• _Task instructions_
Report how many lines in the listing below include the word "this". Write nothing besides the number.
....................
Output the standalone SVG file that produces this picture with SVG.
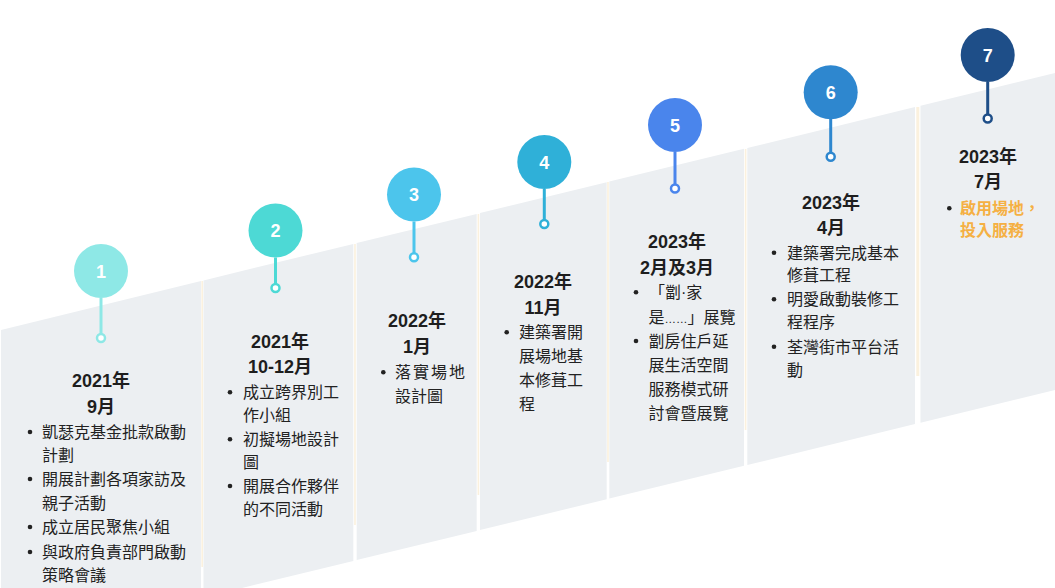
<svg xmlns="http://www.w3.org/2000/svg" width="1055" height="588" viewBox="0 0 1055 588">
<style>
.band{fill:#ECEFF2}
.sep{stroke:#FBF1DE;stroke-width:1.6}
.num{font-family:"Liberation Sans","Noto Sans",sans-serif;font-weight:bold;font-size:18px;fill:#ffffff;text-anchor:middle}
.yr{font-family:"Liberation Sans","Noto Sans CJK TC",sans-serif;font-weight:bold;font-size:18px;fill:#1e1e1e;text-anchor:middle}
.it{font-family:"Noto Sans CJK TC","Noto Sans CJK SC",sans-serif;font-size:16px;fill:#222222}
.lat{font-family:"Liberation Sans",sans-serif}
.hl{font-family:"Noto Sans CJK TC","Noto Sans CJK SC",sans-serif;font-size:16px;font-weight:bold;fill:#F5B043}
.dot{fill:#222222}
.ring{fill:#ffffff;stroke-width:2.5}
.stem{stroke-width:3;fill:none}
</style>
<rect width="1055" height="588" fill="#ffffff"/>
<g id="band">
<polygon class="band" points="1,330 201,281 201,598 1,647"/>
<polygon class="band" points="203.5,280.4 353.3,243.9 353.3,560.9 203.5,597.4"/>
<polygon class="band" points="356.7,243.1 476.7,213.9 476.7,530.9 356.7,560.1"/>
<polygon class="band" points="480,213.1 606.7,182.2 606.7,499.2 480,530.1"/>
<polygon class="band" points="609.3,181.6 744,148.8 744,465.8 609.3,498.6"/>
<polygon class="band" points="747.3,148 915,107.1 915,424.1 747.3,465"/>
<polygon class="band" points="920.5,105.8 1055,73 1055,390 920.5,422.8"/>
<line class="sep" x1="202.2" y1="281" x2="202.2" y2="567"/>
<line class="sep" x1="355" y1="244" x2="355" y2="525"/>
<line class="sep" x1="478.4" y1="214" x2="478.4" y2="495"/>
<line class="sep" x1="608" y1="182" x2="608" y2="462"/>
<line class="sep" x1="745.6" y1="149" x2="745.6" y2="430"/>
<line class="sep" x1="917.8" y1="107" x2="917.8" y2="376" style="stroke-width:3"/>
</g>
<g id="connectors">
<line class="stem" stroke="#8EE8E6" x1="101" y1="298" x2="101" y2="334"/>
<line class="stem" stroke="#4DD9D5" x1="275.5" y1="257.5" x2="275.5" y2="284"/>
<line class="stem" stroke="#4CC5EC" x1="414" y1="221.5" x2="414" y2="253"/>
<line class="stem" stroke="#2FB0D8" x1="544.3" y1="189" x2="544.3" y2="220"/>
<line class="stem" stroke="#4A85EC" x1="675" y1="152" x2="675" y2="184.5"/>
<line class="stem" stroke="#2E87CF" x1="830.7" y1="119" x2="830.7" y2="152.7"/>
<line class="stem" stroke="#1E4E88" x1="987.7" y1="82" x2="987.7" y2="114.5"/>
</g>
<g id="node1">
<circle cx="101" cy="271" r="27" fill="#8EE8E6"/>
<text class="num" x="101" y="277.5">1</text>
<circle class="ring" stroke="#8EE8E6" cx="101" cy="338" r="4"/>
<text class="yr" x="101" y="387">2021年</text>
<text class="yr" x="101" y="413">9月</text>
<circle class="dot" cx="30" cy="432" r="2.3"/>
<circle class="dot" cx="30" cy="479" r="2.3"/>
<circle class="dot" cx="30" cy="527" r="2.3"/>
<circle class="dot" cx="30" cy="552" r="2.3"/>
<text class="it" x="42" y="438">凱瑟克基金批款啟動</text>
<text class="it" x="42" y="461">計劃</text>
<text class="it" x="42" y="485">開展計劃各項家訪及</text>
<text class="it" x="42" y="509">親子活動</text>
<text class="it" x="42" y="533">成立居民聚焦小組</text>
<text class="it" x="42" y="558">與政府負責部門啟動</text>
<text class="it" x="42" y="581">策略會議</text>
</g>
<g id="node2">
<circle cx="275.5" cy="230.5" r="27" fill="#4DD9D5"/>
<text class="num" x="275.5" y="237">2</text>
<circle class="ring" stroke="#4DD9D5" cx="275.5" cy="288" r="4"/>
<text class="yr" x="280" y="347.5">2021年</text>
<text class="yr" x="280" y="373">10-12月</text>
<circle class="dot" cx="230" cy="392.3" r="2.3"/>
<circle class="dot" cx="230" cy="439.3" r="2.3"/>
<circle class="dot" cx="230" cy="486" r="2.3"/>
<text class="it" x="243" y="398">成立跨界別工</text>
<text class="it" x="243" y="421">作小組</text>
<text class="it" x="243" y="445">初擬場地設計</text>
<text class="it" x="243" y="468">圖</text>
<text class="it" x="243" y="492">開展合作夥伴</text>
<text class="it" x="243" y="515">的不同活動</text>
</g>
<g id="node3">
<circle cx="414" cy="194.5" r="27" fill="#4CC5EC"/>
<text class="num" x="414" y="201">3</text>
<circle class="ring" stroke="#4CC5EC" cx="414" cy="257.3" r="4"/>
<text class="yr" x="417" y="327">2022年</text>
<text class="yr" x="417" y="353">1月</text>
<circle class="dot" cx="383.3" cy="372.3" r="2.3"/>
<text class="it" x="395" y="378" textLength="70" lengthAdjust="spacing">落實場地</text>
<text class="it" x="395" y="402">設計圖</text>
</g>
<g id="node4">
<circle cx="544.3" cy="162" r="27" fill="#2FB0D8"/>
<text class="num" x="544.3" y="168.5">4</text>
<circle class="ring" stroke="#2FB0D8" cx="544.3" cy="224" r="4"/>
<text class="yr" x="543" y="288">2022年</text>
<text class="yr" x="543" y="314">11月</text>
<circle class="dot" cx="506.7" cy="332.3" r="2.3"/>
<text class="it" x="519" y="338">建築署開</text>
<text class="it" x="519" y="362">展場地基</text>
<text class="it" x="519" y="386">本修葺工</text>
<text class="it" x="519" y="410">程</text>
</g>
<g id="node5">
<circle cx="675" cy="125" r="27" fill="#4A85EC"/>
<text class="num" x="675" y="131.5">5</text>
<circle class="ring" stroke="#4A85EC" cx="675" cy="188.5" r="4"/>
<text class="yr" x="677" y="248">2023年</text>
<text class="yr" x="677" y="274">2月及3月</text>
<circle class="dot" cx="636" cy="292.3" r="2.3"/>
<circle class="dot" cx="636" cy="341" r="2.3"/>
<text class="it" x="649" y="298">「劏<tspan class="lat">·</tspan>家</text>
<text class="it" x="648.5" y="323">是<tspan class="lat" style="font-size:11.5px">……</tspan>」展覽</text>
<text class="it" x="648.5" y="347">劏房住戶延</text>
<text class="it" x="648.5" y="371">展生活空間</text>
<text class="it" x="648.5" y="395">服務模式研</text>
<text class="it" x="648.5" y="419">討會暨展覽</text>
</g>
<g id="node6">
<circle cx="830.7" cy="92.3" r="27" fill="#2E87CF"/>
<text class="num" x="830.7" y="98.8">6</text>
<circle class="ring" stroke="#2E87CF" cx="830.7" cy="156.7" r="4"/>
<text class="yr" x="831" y="209">2023年</text>
<text class="yr" x="831" y="234">4月</text>
<circle class="dot" cx="774" cy="252.7" r="2.3"/>
<circle class="dot" cx="774" cy="299.3" r="2.3"/>
<circle class="dot" cx="774" cy="346.7" r="2.3"/>
<text class="it" x="787" y="259">建築署完成基本</text>
<text class="it" x="787" y="281">修葺工程</text>
<text class="it" x="787" y="305">明愛啟動裝修工</text>
<text class="it" x="787" y="328">程程序</text>
<text class="it" x="787" y="353">荃灣街市平台活</text>
<text class="it" x="787" y="376">動</text>
</g>
<g id="node7">
<circle cx="987.7" cy="55" r="27" fill="#1E4E88"/>
<text class="num" x="987.7" y="61.5">7</text>
<circle class="ring" stroke="#1E4E88" cx="987.7" cy="118.5" r="4"/>
<text class="yr" x="988" y="163">2023年</text>
<text class="yr" x="988" y="188">7月</text>
<circle class="dot" cx="949.3" cy="208.3" r="2.3"/>
<text class="hl" x="960" y="214">啟用場地，</text>
<text class="hl" x="960" y="236">投入服務</text>
</g>
</svg>
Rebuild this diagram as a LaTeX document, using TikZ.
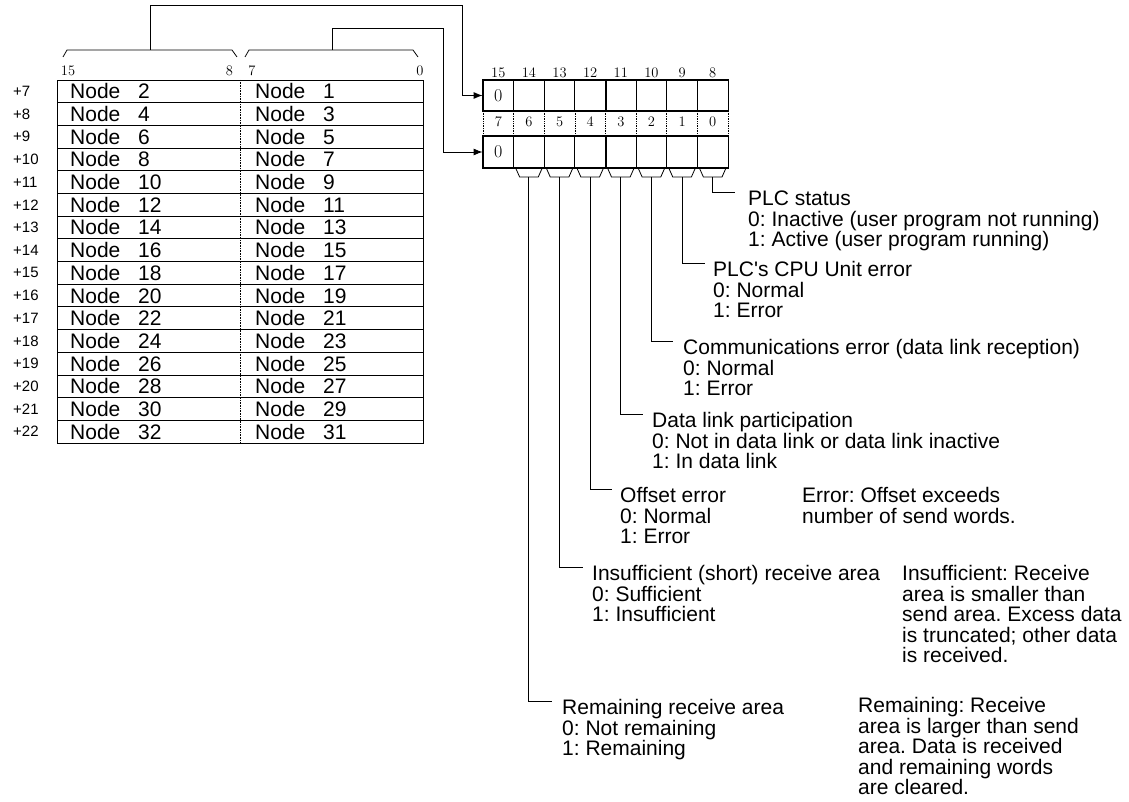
\documentclass[tikz,border=0pt]{standalone}
\usepackage{fontspec}
\newfontfamily\sans{Liberation Sans}
\usetikzlibrary{arrows.meta}
\newcommand\firstln{\rule{0pt}{15.5pt}}
\frenchspacing
\begin{document}
\begin{tikzpicture}[x=1pt,y=-1pt,
  lbl/.style={font=\sans\fontsize{21}{20.5}\selectfont\frenchspacing, anchor=north west, inner sep=0pt, align=left},
  cellt/.style={font=\sans\fontsize{21}{21}\selectfont, anchor=west, inner sep=0pt},
  rowno/.style={font=\sans\fontsize{15}{15}\selectfont, anchor=west, inner sep=0pt},
  bitno/.style={font=\fontsize{14.5}{14.5}\selectfont, inner sep=0pt},
  bitcell/.style={draw, line width=0.8pt, minimum width=30.625pt, minimum height=30.5pt, inner sep=0pt},
  zero/.style={font=\fontsize{18}{18}\selectfont, inner sep=0pt},
  lead/.style={line width=0.9pt},
  brk/.style={line width=0.8pt},
  arr/.style={line width=0.9pt, -{Latex[length=9pt,width=7pt]}},
]
\useasboundingbox (0,0) rectangle (1129,802);

% ---- word table ----
\draw[line width=0.9pt] (57,80) rectangle (423,443);
\foreach \i in {1,...,15} \draw[line width=0.8pt] (57,{80+22.6875*\i}) -- (423,{80+22.6875*\i});
\draw[densely dotted, line width=0.6pt] (240,80) -- (240,443);
\foreach \i in {0,...,15}{
  \pgfmathtruncatemacro\w{\i+7}
  \pgfmathtruncatemacro\e{2*\i+2}
  \pgfmathtruncatemacro\o{2*\i+1}
  \pgfmathsetmacro\yc{80+22.6875*(\i+0.5)}
  \node[rowno] (w\w) at (13,\yc) {+\w};
  \node[cellt] (hi\w) at (70,\yc) {\makebox[68pt][l]{Node}\e};
  \node[cellt] (lo\w) at (255,\yc) {\makebox[68pt][l]{Node}\o};
}
\node[bitno] (t15) at (68,71) {15};
\node[bitno] (t8) at (229.5,71) {8};
\node[bitno] (t7) at (252,71) {7};
\node[bitno] (t0) at (420,71) {0};

% braces
\draw[brk] (63,57) -- (67,50) -- (232,50) -- (237,57);
\draw[brk] (245,57) -- (249,50) -- (413,50) -- (418,57);
\coordinate (bL) at (150,50);
\coordinate (bR) at (332,50);

% ---- bit boxes ----
\foreach \b [count=\k from 0] in {15,...,8}{
  \node[bitcell] (u\b) at ({483+30.625*(\k+0.5)},95.5) {};
  \node[bitno] (nu\b) at ({483+30.625*(\k+0.5)},73) {\b};
}
\foreach \b [count=\k from 0] in {7,...,0}{
  \node[bitcell] (l\b) at ({483+30.625*(\k+0.5)},152) {};
  \node[bitno] (nl\b) at ({483+30.625*(\k+0.5)},122) {\b};
}
\node[zero] (z15) at (u15) {0};
\node[zero] (z7) at (l7) {0};
\draw[line width=1.8pt] (u15.north west) rectangle (u8.south east);
\draw[line width=1.6pt] (u12.north east) -- (u12.south east);
\draw[line width=1.8pt] (l7.north west) rectangle (l0.south east);
\draw[line width=1.6pt] (l4.north east) -- (l4.south east);
\foreach \k in {0,...,8}
  \draw[densely dotted, line width=0.7pt] ({483+30.625*\k},111) -- ({483+30.625*\k},136);

% brackets under lower bits
\foreach \b [count=\k from 1] in {6,...,0}{
  \pgfmathsetmacro\xl{483+30.625*\k}
  \draw[brk] ({\xl+2},168) -- ({\xl+6},177) -- ({\xl+30.625-6},177) -- ({\xl+30.625-2},168);
  \coordinate (k\b) at ({\xl+15.3},177);
}

% arrows from braces
\coordinate (cA) at (462,5);
\coordinate (cB) at (443,28);
\draw[arr] (bL) |- (cA) |- (u15.west);
\draw[arr] (bR) |- (cB) |- (l7.west);

% ---- labels ----
\node[lbl] (plc) at (748,190) {\firstln PLC status\\0: Inactive (user program not running)\\1: Active (user program running)};
\node[lbl] (cpu) at (713,261) {\firstln PLC's CPU Unit error\\0: Normal\\1: Error};
\node[lbl] (comm) at (683,339) {\firstln Communications error (data link reception)\\0: Normal\\1: Error};
\node[lbl] (dlp) at (652,412) {\firstln Data link participation\\0: Not in data link or data link inactive\\1: In data link};
\node[lbl] (off) at (620,487) {\firstln Offset error\\0: Normal\\1: Error};
\node[lbl] (ins) at (592,565) {\firstln Insufficient (short) receive area\\0: Sufficient\\1: Insufficient};
\node[lbl] (rem) at (562,699) {\firstln Remaining receive area\\0: Not remaining\\1: Remaining};
\node[lbl] (offnote) at (802,487) {\firstln Error: Offset exceeds\\number of send words.};
\node[lbl] (insnote) at (902,565) {\firstln Insufficient: Receive\\area is smaller than\\send area. Excess data\\is truncated; other data\\is received.};
\node[lbl] (remnote) at (858,697) {\firstln Remaining: Receive\\area is larger than send\\area. Data is received\\and remaining words\\are cleared.};

\draw[lead] (k0) |- ([xshift=-13pt,yshift=-2pt]plc.north west);
\draw[lead] (k1) |- ([xshift=-8pt,yshift=-2pt]cpu.north west);
\draw[lead] (k2) |- ([xshift=-10pt,yshift=-2pt]comm.north west);
\draw[lead] (k3) |- ([xshift=-9pt,yshift=-2pt]dlp.north west);
\draw[lead] (k4) |- ([xshift=-8pt,yshift=-2pt]off.north west);
\draw[lead] (k5) |- ([xshift=-9pt,yshift=-2pt]ins.north west);
\draw[lead] (k6) |- ([xshift=-10pt,yshift=-2pt]rem.north west);
\end{tikzpicture}
\end{document}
....................
• _Reply_
2